**Given instruction:** Omit the pictures, then reproduce every remaining record exactly.

**Dataset items:**
════════════════════

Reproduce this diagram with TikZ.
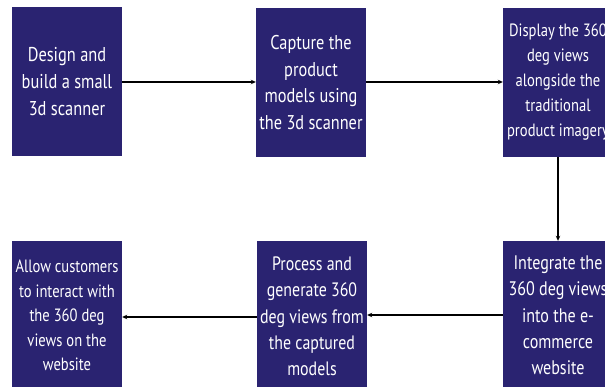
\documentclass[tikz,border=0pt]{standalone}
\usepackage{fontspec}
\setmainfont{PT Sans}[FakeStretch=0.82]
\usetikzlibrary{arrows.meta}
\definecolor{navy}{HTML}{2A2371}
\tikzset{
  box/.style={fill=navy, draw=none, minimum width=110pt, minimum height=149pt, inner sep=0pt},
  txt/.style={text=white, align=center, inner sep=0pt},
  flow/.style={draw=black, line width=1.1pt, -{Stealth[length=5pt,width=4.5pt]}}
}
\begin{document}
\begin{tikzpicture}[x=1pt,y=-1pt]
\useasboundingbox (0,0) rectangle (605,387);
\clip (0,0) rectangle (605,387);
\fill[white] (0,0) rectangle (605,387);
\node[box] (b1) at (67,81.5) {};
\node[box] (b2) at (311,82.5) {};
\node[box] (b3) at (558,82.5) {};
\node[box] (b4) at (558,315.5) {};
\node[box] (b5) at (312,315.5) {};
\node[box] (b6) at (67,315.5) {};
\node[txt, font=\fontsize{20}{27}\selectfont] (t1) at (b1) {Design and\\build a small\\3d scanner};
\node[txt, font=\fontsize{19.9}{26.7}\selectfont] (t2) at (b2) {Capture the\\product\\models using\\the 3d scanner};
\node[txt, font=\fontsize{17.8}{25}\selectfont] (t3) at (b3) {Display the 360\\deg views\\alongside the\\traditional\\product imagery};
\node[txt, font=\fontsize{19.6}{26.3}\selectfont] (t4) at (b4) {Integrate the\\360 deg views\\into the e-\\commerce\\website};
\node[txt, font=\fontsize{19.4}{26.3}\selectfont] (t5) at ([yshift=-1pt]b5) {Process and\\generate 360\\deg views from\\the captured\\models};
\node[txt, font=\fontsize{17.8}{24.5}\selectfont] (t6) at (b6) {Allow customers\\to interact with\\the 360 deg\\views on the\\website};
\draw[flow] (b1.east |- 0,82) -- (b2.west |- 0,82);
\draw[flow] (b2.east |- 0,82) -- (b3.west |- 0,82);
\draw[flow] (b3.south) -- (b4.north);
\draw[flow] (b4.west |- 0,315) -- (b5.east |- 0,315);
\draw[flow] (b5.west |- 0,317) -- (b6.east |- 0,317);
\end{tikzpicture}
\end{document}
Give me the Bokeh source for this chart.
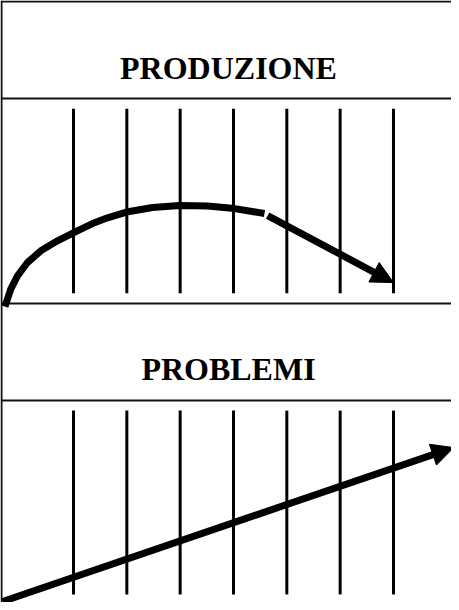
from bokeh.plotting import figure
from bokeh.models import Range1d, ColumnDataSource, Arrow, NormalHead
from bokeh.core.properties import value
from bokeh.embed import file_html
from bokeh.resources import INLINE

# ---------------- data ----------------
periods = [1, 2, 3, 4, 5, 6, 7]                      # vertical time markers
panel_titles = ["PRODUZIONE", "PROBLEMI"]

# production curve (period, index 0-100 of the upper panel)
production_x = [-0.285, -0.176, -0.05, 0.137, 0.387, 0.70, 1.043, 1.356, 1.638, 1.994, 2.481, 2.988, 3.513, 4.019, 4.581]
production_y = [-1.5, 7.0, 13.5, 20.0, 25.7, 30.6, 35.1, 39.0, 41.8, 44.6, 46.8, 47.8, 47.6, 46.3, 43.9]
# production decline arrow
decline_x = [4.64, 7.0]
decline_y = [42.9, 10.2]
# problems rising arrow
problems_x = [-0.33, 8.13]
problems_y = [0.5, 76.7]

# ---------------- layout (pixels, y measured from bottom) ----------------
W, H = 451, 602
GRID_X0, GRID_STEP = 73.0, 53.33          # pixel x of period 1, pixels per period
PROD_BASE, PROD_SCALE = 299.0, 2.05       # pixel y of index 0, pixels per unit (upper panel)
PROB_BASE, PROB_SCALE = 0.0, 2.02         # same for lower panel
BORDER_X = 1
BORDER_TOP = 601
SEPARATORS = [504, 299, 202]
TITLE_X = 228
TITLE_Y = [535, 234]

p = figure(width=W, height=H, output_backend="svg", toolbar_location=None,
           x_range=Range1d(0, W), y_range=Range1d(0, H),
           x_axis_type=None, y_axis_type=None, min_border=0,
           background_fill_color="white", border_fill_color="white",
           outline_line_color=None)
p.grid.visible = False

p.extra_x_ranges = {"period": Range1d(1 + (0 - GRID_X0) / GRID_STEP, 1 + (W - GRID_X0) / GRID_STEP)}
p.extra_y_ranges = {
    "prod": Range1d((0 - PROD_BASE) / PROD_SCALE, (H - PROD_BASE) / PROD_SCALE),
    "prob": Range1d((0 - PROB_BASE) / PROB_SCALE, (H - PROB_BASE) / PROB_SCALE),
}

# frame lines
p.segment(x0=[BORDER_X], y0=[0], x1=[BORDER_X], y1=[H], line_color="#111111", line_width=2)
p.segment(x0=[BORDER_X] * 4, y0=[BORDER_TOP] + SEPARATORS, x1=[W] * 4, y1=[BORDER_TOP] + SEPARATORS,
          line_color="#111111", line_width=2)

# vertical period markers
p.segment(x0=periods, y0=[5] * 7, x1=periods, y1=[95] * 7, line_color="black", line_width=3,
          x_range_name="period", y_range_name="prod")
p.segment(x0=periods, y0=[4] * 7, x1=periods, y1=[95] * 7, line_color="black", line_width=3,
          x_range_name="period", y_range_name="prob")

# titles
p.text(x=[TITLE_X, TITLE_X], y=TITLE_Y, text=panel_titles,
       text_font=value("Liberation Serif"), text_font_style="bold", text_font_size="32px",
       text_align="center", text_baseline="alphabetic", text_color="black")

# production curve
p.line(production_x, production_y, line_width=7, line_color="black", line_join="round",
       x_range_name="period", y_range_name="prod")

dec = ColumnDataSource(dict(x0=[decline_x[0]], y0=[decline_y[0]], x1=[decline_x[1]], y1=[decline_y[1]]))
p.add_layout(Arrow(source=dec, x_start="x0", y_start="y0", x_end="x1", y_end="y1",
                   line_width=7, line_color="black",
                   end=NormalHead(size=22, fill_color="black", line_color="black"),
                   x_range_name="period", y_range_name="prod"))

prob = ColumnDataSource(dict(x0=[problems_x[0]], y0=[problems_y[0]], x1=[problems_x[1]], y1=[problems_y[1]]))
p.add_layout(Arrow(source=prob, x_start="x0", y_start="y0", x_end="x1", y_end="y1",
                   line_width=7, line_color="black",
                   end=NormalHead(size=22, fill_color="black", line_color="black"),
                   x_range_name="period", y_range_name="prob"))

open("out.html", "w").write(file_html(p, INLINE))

════════════════════

**Solution:**
Reproduce this diagram with TikZ.
\documentclass[tikz,border=0pt]{standalone}
\usepackage{fontspec}
\setmainfont{PT Sans}[FakeStretch=0.82]
\usetikzlibrary{arrows.meta}
\definecolor{navy}{HTML}{2A2371}
\tikzset{
  box/.style={fill=navy, draw=none, minimum width=110pt, minimum height=149pt, inner sep=0pt},
  txt/.style={text=white, align=center, inner sep=0pt},
  flow/.style={draw=black, line width=1.1pt, -{Stealth[length=5pt,width=4.5pt]}}
}
\begin{document}
\begin{tikzpicture}[x=1pt,y=-1pt]
\useasboundingbox (0,0) rectangle (605,387);
\clip (0,0) rectangle (605,387);
\fill[white] (0,0) rectangle (605,387);
\node[box] (b1) at (67,81.5) {};
\node[box] (b2) at (311,82.5) {};
\node[box] (b3) at (558,82.5) {};
\node[box] (b4) at (558,315.5) {};
\node[box] (b5) at (312,315.5) {};
\node[box] (b6) at (67,315.5) {};
\node[txt, font=\fontsize{20}{27}\selectfont] (t1) at (b1) {Design and\\build a small\\3d scanner};
\node[txt, font=\fontsize{19.9}{26.7}\selectfont] (t2) at (b2) {Capture the\\product\\models using\\the 3d scanner};
\node[txt, font=\fontsize{17.8}{25}\selectfont] (t3) at (b3) {Display the 360\\deg views\\alongside the\\traditional\\product imagery};
\node[txt, font=\fontsize{19.6}{26.3}\selectfont] (t4) at (b4) {Integrate the\\360 deg views\\into the e-\\commerce\\website};
\node[txt, font=\fontsize{19.4}{26.3}\selectfont] (t5) at ([yshift=-1pt]b5) {Process and\\generate 360\\deg views from\\the captured\\models};
\node[txt, font=\fontsize{17.8}{24.5}\selectfont] (t6) at (b6) {Allow customers\\to interact with\\the 360 deg\\views on the\\website};
\draw[flow] (b1.east |- 0,82) -- (b2.west |- 0,82);
\draw[flow] (b2.east |- 0,82) -- (b3.west |- 0,82);
\draw[flow] (b3.south) -- (b4.north);
\draw[flow] (b4.west |- 0,315) -- (b5.east |- 0,315);
\draw[flow] (b5.west |- 0,317) -- (b6.east |- 0,317);
\end{tikzpicture}
\end{document}
Give me the Bokeh source for this chart.
from bokeh.plotting import figure
from bokeh.models import Range1d, ColumnDataSource, Arrow, NormalHead
from bokeh.core.properties import value
from bokeh.embed import file_html
from bokeh.resources import INLINE

# ---------------- data ----------------
periods = [1, 2, 3, 4, 5, 6, 7]                      # vertical time markers
panel_titles = ["PRODUZIONE", "PROBLEMI"]

# production curve (period, index 0-100 of the upper panel)
production_x = [-0.285, -0.176, -0.05, 0.137, 0.387, 0.70, 1.043, 1.356, 1.638, 1.994, 2.481, 2.988, 3.513, 4.019, 4.581]
production_y = [-1.5, 7.0, 13.5, 20.0, 25.7, 30.6, 35.1, 39.0, 41.8, 44.6, 46.8, 47.8, 47.6, 46.3, 43.9]
# production decline arrow
decline_x = [4.64, 7.0]
decline_y = [42.9, 10.2]
# problems rising arrow
problems_x = [-0.33, 8.13]
problems_y = [0.5, 76.7]

# ---------------- layout (pixels, y measured from bottom) ----------------
W, H = 451, 602
GRID_X0, GRID_STEP = 73.0, 53.33          # pixel x of period 1, pixels per period
PROD_BASE, PROD_SCALE = 299.0, 2.05       # pixel y of index 0, pixels per unit (upper panel)
PROB_BASE, PROB_SCALE = 0.0, 2.02         # same for lower panel
BORDER_X = 1
BORDER_TOP = 601
SEPARATORS = [504, 299, 202]
TITLE_X = 228
TITLE_Y = [535, 234]

p = figure(width=W, height=H, output_backend="svg", toolbar_location=None,
           x_range=Range1d(0, W), y_range=Range1d(0, H),
           x_axis_type=None, y_axis_type=None, min_border=0,
           background_fill_color="white", border_fill_color="white",
           outline_line_color=None)
p.grid.visible = False

p.extra_x_ranges = {"period": Range1d(1 + (0 - GRID_X0) / GRID_STEP, 1 + (W - GRID_X0) / GRID_STEP)}
p.extra_y_ranges = {
    "prod": Range1d((0 - PROD_BASE) / PROD_SCALE, (H - PROD_BASE) / PROD_SCALE),
    "prob": Range1d((0 - PROB_BASE) / PROB_SCALE, (H - PROB_BASE) / PROB_SCALE),
}

# frame lines
p.segment(x0=[BORDER_X], y0=[0], x1=[BORDER_X], y1=[H], line_color="#111111", line_width=2)
p.segment(x0=[BORDER_X] * 4, y0=[BORDER_TOP] + SEPARATORS, x1=[W] * 4, y1=[BORDER_TOP] + SEPARATORS,
          line_color="#111111", line_width=2)

# vertical period markers
p.segment(x0=periods, y0=[5] * 7, x1=periods, y1=[95] * 7, line_color="black", line_width=3,
          x_range_name="period", y_range_name="prod")
p.segment(x0=periods, y0=[4] * 7, x1=periods, y1=[95] * 7, line_color="black", line_width=3,
          x_range_name="period", y_range_name="prob")

# titles
p.text(x=[TITLE_X, TITLE_X], y=TITLE_Y, text=panel_titles,
       text_font=value("Liberation Serif"), text_font_style="bold", text_font_size="32px",
       text_align="center", text_baseline="alphabetic", text_color="black")

# production curve
p.line(production_x, production_y, line_width=7, line_color="black", line_join="round",
       x_range_name="period", y_range_name="prod")

dec = ColumnDataSource(dict(x0=[decline_x[0]], y0=[decline_y[0]], x1=[decline_x[1]], y1=[decline_y[1]]))
p.add_layout(Arrow(source=dec, x_start="x0", y_start="y0", x_end="x1", y_end="y1",
                   line_width=7, line_color="black",
                   end=NormalHead(size=22, fill_color="black", line_color="black"),
                   x_range_name="period", y_range_name="prod"))

prob = ColumnDataSource(dict(x0=[problems_x[0]], y0=[problems_y[0]], x1=[problems_x[1]], y1=[problems_y[1]]))
p.add_layout(Arrow(source=prob, x_start="x0", y_start="y0", x_end="x1", y_end="y1",
                   line_width=7, line_color="black",
                   end=NormalHead(size=22, fill_color="black", line_color="black"),
                   x_range_name="period", y_range_name="prob"))

open("out.html", "w").write(file_html(p, INLINE))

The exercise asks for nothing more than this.